> [Objective]
From the first line of the data down to and including the line with "from matplotlib.transforms import", copy everything exactly, leaving out pictures.

> [Input records]
-- start --

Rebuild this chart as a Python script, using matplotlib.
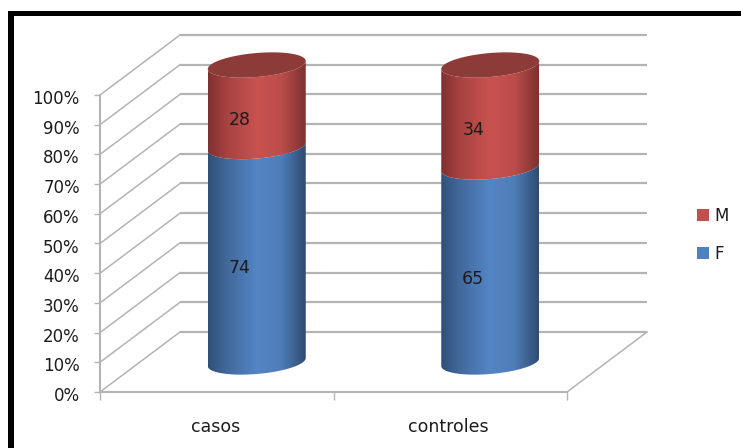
import numpy as np
import matplotlib
matplotlib.use("Agg")
import matplotlib.pyplot as plt
from matplotlib.colors import LinearSegmentedColormap
from matplotlib.patches import Patch, Polygon, Rectangle
from matplotlib.transforms import ScaledTranslation

categories = ["casos", "controles"]
series_f = [74, 65]
series_m = [28, 34]
y_ticks = [0, 10, 20, 30, 40, 50, 60, 70, 80, 90, 100]
y_tick_labels = ["0%", "10%", "20%", "30%", "40%", "50%", "60%", "70%", "80%", "90%", "100%"]

W, H = 741, 448
FONT = "DejaVu Sans"
FS = 12
TXT = "#1c1c1c"
GRID = "#b4b4b4"

fig = plt.figure(figsize=(W / 100, H / 100), dpi=100, facecolor="white")
# frame
fig.add_artist(Rectangle((8 / W, 1 - 16 / H), 1, 5 / H, transform=fig.transFigure, color="black", lw=0))
fig.add_artist(Rectangle((8 / W, 0), 6 / W, 1 - 11 / H, transform=fig.transFigure, color="black", lw=0))

L, R, T, B = 100, 567, 95, 392
ax = fig.add_axes([L / W, 1 - B / H, (R - L) / W, (B - T) / H])
ax.patch.set_visible(False)
ux = (R - L) / 2      # px per x unit
uy = (B - T) / 100    # px per percent
DX, DY = 80 / ux, 60 / uy  # depth offset


def px(dx, dy):
    return dx / ux, -dy / uy


# walls
for t in y_ticks:
    ax.plot([DX, 2 + DX], [t + DY, t + DY], color=GRID, lw=1.6, clip_on=False, zorder=1, solid_capstyle="butt")
    ax.plot([0, DX], [t, t + DY], color=GRID, lw=1.1, clip_on=False, zorder=1)
ax.plot([2, 2 + DX], [0, DY], color=GRID, lw=1.1, clip_on=False, zorder=1)

# axes
ax.set_xlim(0, 2)
ax.set_ylim(0, 100)
for s in ("top", "right"):
    ax.spines[s].set_visible(False)
for s in ("left", "bottom"):
    ax.spines[s].set_color(GRID)
    ax.spines[s].set_linewidth(1.5)
ax.set_yticks(y_ticks)
ax.set_yticklabels(y_tick_labels, fontsize=FS, family=FONT, color=TXT)
ax.set_xticks([0, 1, 2])
ax.set_xticklabels([])
ax.set_xticks([0.5, 1.5], minor=True)
ax.set_xticklabels(categories, minor=True, fontsize=FS + 0.5, family=FONT, color=TXT)
ax.tick_params(axis="y", length=4.5, width=1, color=GRID, pad=10)
ax.tick_params(axis="x", which="major", length=6, width=1, color=GRID)
ax.tick_params(axis="x", which="minor", length=0, pad=19)
shift_y = ScaledTranslation(0, -2 / 100, fig.dpi_scale_trans)
for lab in ax.get_yticklabels():
    lab.set_transform(lab.get_transform() + shift_y)
shift_x = ScaledTranslation(-1.5 / 100, 0, fig.dpi_scale_trans)
for lab in ax.get_xticklabels(minor=True):
    lab.set_transform(lab.get_transform() + shift_x)

# cylinders
RX = 49 / ux
BY = 12 / uy
SHEAR = 4 / uy
cm_f = LinearSegmentedColormap.from_list("f", [(0, "#2f5078"), (0.18, "#41689a"), (0.5, "#5485c5"),
                                               (0.75, "#4f7db8"), (1, "#2e4c72")])
cm_m = LinearSegmentedColormap.from_list("m", [(0, "#7f3130"), (0.18, "#a54240"), (0.5, "#c9524f"),
                                               (0.75, "#bb4d4a"), (1, "#7d3231")])
TOP_COLOR = "#8c3b39"


def arc(cx, cy, a, b):
    t = np.linspace(a, b, 80)
    return np.column_stack([cx + RX * np.cos(t), cy - BY * np.sin(t) + SHEAR * np.cos(t)])


def body(cx, y0, y1, cmap):
    low = arc(cx, y0, np.pi, 0)
    up = arc(cx, y1, 0, np.pi)
    poly = Polygon(np.vstack([low, up]), closed=True, transform=ax.transData, fc="none", ec="none")
    ax.add_patch(poly)
    im = ax.imshow(np.linspace(0, 1, 128)[None, :], cmap=cmap, aspect="auto", vmin=0, vmax=1,
                   extent=[cx - RX, cx + RX, -30, 130], zorder=3, interpolation="bilinear")
    im.set_clip_box(fig.bbox)
    im.set_clip_path(poly)


base = DY / 2
for i, cat in enumerate(categories):
    total = series_f[i] + series_m[i]
    pf = series_f[i] / total * 100
    cx = i + 0.5 + DX / 2
    body(cx, base, base + pf, cm_f)
    body(cx, base + pf, base + 100, cm_m)
    top = np.vstack([arc(cx, base + 100, 0, 2 * np.pi)])
    ax.add_patch(Polygon(top, closed=True, fc=TOP_COLOR, ec="none", zorder=4, clip_on=False))
    ox, oy = px(-17, 14)
    ax.text(cx + ox, base + pf / 2 + oy, str(series_f[i]), ha="center", va="center",
            fontsize=FS + 0.5, family=FONT, color=TXT, zorder=5)
    ax.text(cx + ox, base + pf + (100 - pf) / 2 + oy, str(series_m[i]), ha="center", va="center",
            fontsize=FS + 0.5, family=FONT, color=TXT, zorder=5)

ax.set_xlim(0, 2)
ax.set_ylim(0, 100)

handles = [Patch(fc="#c0504d", ec="none", label="M"), Patch(fc="#4f81bd", ec="none", label="F")]
fig.legend(handles=handles, loc="center left", bbox_to_anchor=(697 / W, 1 - 235 / H), frameon=False,
           prop={"family": FONT, "size": FS}, labelcolor=TXT, handlelength=0.72, handleheight=0.72,
           handletextpad=0.3, labelspacing=1.2, borderpad=0, borderaxespad=0)

fig.savefig("out.png", dpi=100, facecolor="white")
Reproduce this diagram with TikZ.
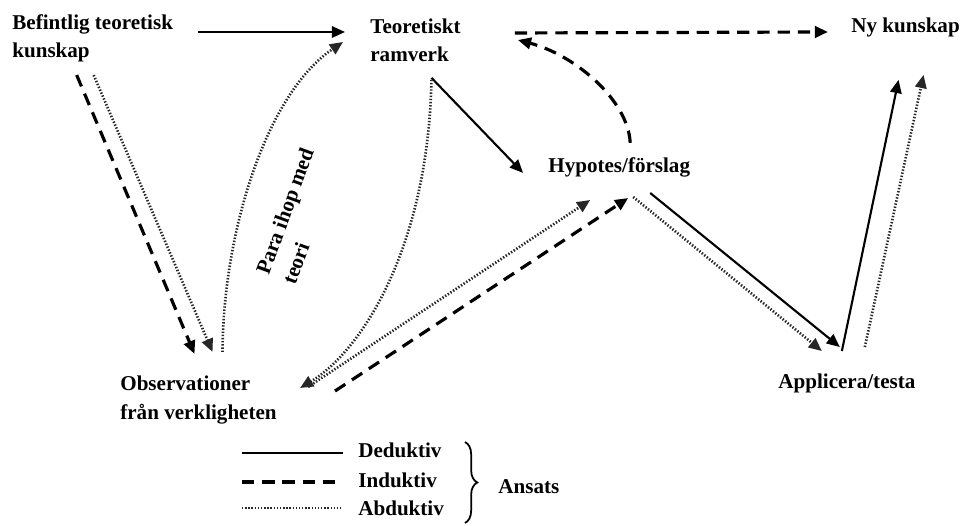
\documentclass[tikz,border=0pt]{standalone}
\usepackage{fontspec}
\setmainfont{Liberation Serif}
\usetikzlibrary{arrows.meta,decorations.pathreplacing}
\tikzset{
  term/.style={inner sep=0pt, font=\bfseries\fontsize{12}{16}\selectfont, align=left},
  deduk/.style={line width=1.2pt, draw=black},
  induk/.style={line width=1.8pt, draw=black, dash pattern=on 7pt off 4.5pt},
  abduk/.style={line width=1.5pt, draw=black!85, dash pattern=on 0.8pt off 1pt},
  tip/.style={-{Triangle[length=7.5pt,width=6.5pt]}}
}

\begin{document}
\begin{tikzpicture}[x=0.02cm, y=-0.02cm]
  \useasboundingbox (0,0) rectangle (963,526);
  \node[term, anchor=west] (bef) at (12,38) {Befintlig teoretisk\\kunskap};
  \node[term, anchor=west] (ram) at (370,40) {Teoretiskt\\ramverk};
  \node[term, anchor=base west] (ny) at (851,33) {Ny kunskap};
  \node[term, anchor=base west] (hyp) at (548,173) {Hypotes/förslag};
  \node[term, anchor=west] (obs) at (120,400) {Observationer\\från verkligheten};
  \node[term, anchor=base west] (app) at (778,389) {Applicera/testa};
  \node[term, rotate=70] (pair) at (298,216) {Para ihop med\\teori};

  \draw[deduk, tip] ([shift={(25,-6)}]bef.east) -- ([shift={(-25,-8)}]ram.west);
  \draw[induk, tip] ([shift={(-16,13)}]bef.south) -- ([shift={(-4,-22)}]obs.north);
  \draw[abduk, tip] ([shift={(1,13)}]bef.south) -- ([shift={(14,-24)}]obs.north);
  \draw[abduk, tip] ([shift={(24,-24)}]obs.north) .. controls (223,235) and (265,95) .. ([shift={(-27,2)}]ram.west);
  \draw[deduk, tip] ([shift={(16,16)}]ram.south) -- ([shift={(-25,5)}]hyp.west);
  \draw[abduk, tip] ([shift={(16,18)}]ram.south) .. controls (428,250) and (360,352) .. ([shift={(23,-12)}]obs.east);
  \draw[abduk, tip] ([shift={(31,-13)}]obs.east) -- ([shift={(-29,22)}]hyp.south);
  \draw[induk, tip] ([shift={(58,-9)}]obs.east) -- ([shift={(9,20)}]hyp.south);
  \draw[induk, tip] ([shift={(54,-7)}]ram.east) -- ([shift={(-23,4)}]ny.west);
  \draw[induk, tip] ([shift={(11,-15)}]hyp.north) .. controls (628,100) and (575,55) .. ([shift={(57,0)}]ram.east);
  \draw[deduk, tip] ([shift={(31,15)}]hyp.south) -- ([shift={(-7,-27)}]app.north);
  \draw[abduk, tip] ([shift={(14,19)}]hyp.south) -- ([shift={(-25,-23)}]app.north);
  \draw[deduk, tip] ([shift={(-5,-23)}]app.north) -- ([shift={(-7,42)}]ny.south);
  \draw[abduk, tip] ([shift={(18,-27)}]app.north) -- ([shift={(18,37)}]ny.south);

  \node[term, anchor=base west] (ded) at (358,458) {Deduktiv};
  \node[term, anchor=base west] (ind) at (358,487) {Induktiv};
  \node[term, anchor=base west] (abd) at (358,515) {Abduktiv};
  \node[term, anchor=west] (ans) at (498,487) {Ansats};
  \draw[deduk] ([shift={(-116,-5)}]ded.base west) -- ([shift={(-15,-5)}]ded.base west);
  \draw[induk] ([shift={(-116,-5)}]ind.base west) -- ([shift={(-15,-5)}]ind.base west);
  \draw[abduk] ([shift={(-116,-7)}]abd.base west) -- ([shift={(-15,-7)}]abd.base west);
  \draw[line width=1pt, decorate, decoration={brace, amplitude=7pt}] (465,442) -- (465,523);
\end{tikzpicture}
\end{document}
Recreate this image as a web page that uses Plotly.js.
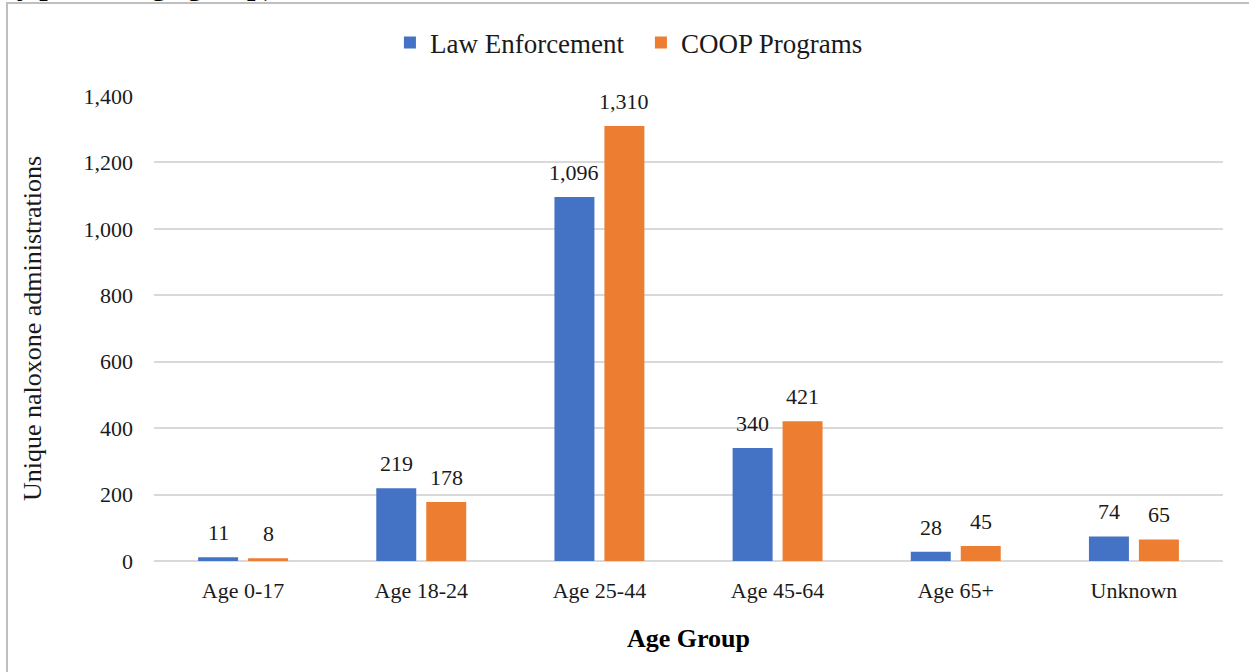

-- end --

> [Full answer]
Rebuild this chart as a Python script, using matplotlib.
import numpy as np
import matplotlib
matplotlib.use("Agg")
import matplotlib.pyplot as plt
from matplotlib.colors import LinearSegmentedColormap
from matplotlib.patches import Patch, Polygon, Rectangle
from matplotlib.transforms import ScaledTranslation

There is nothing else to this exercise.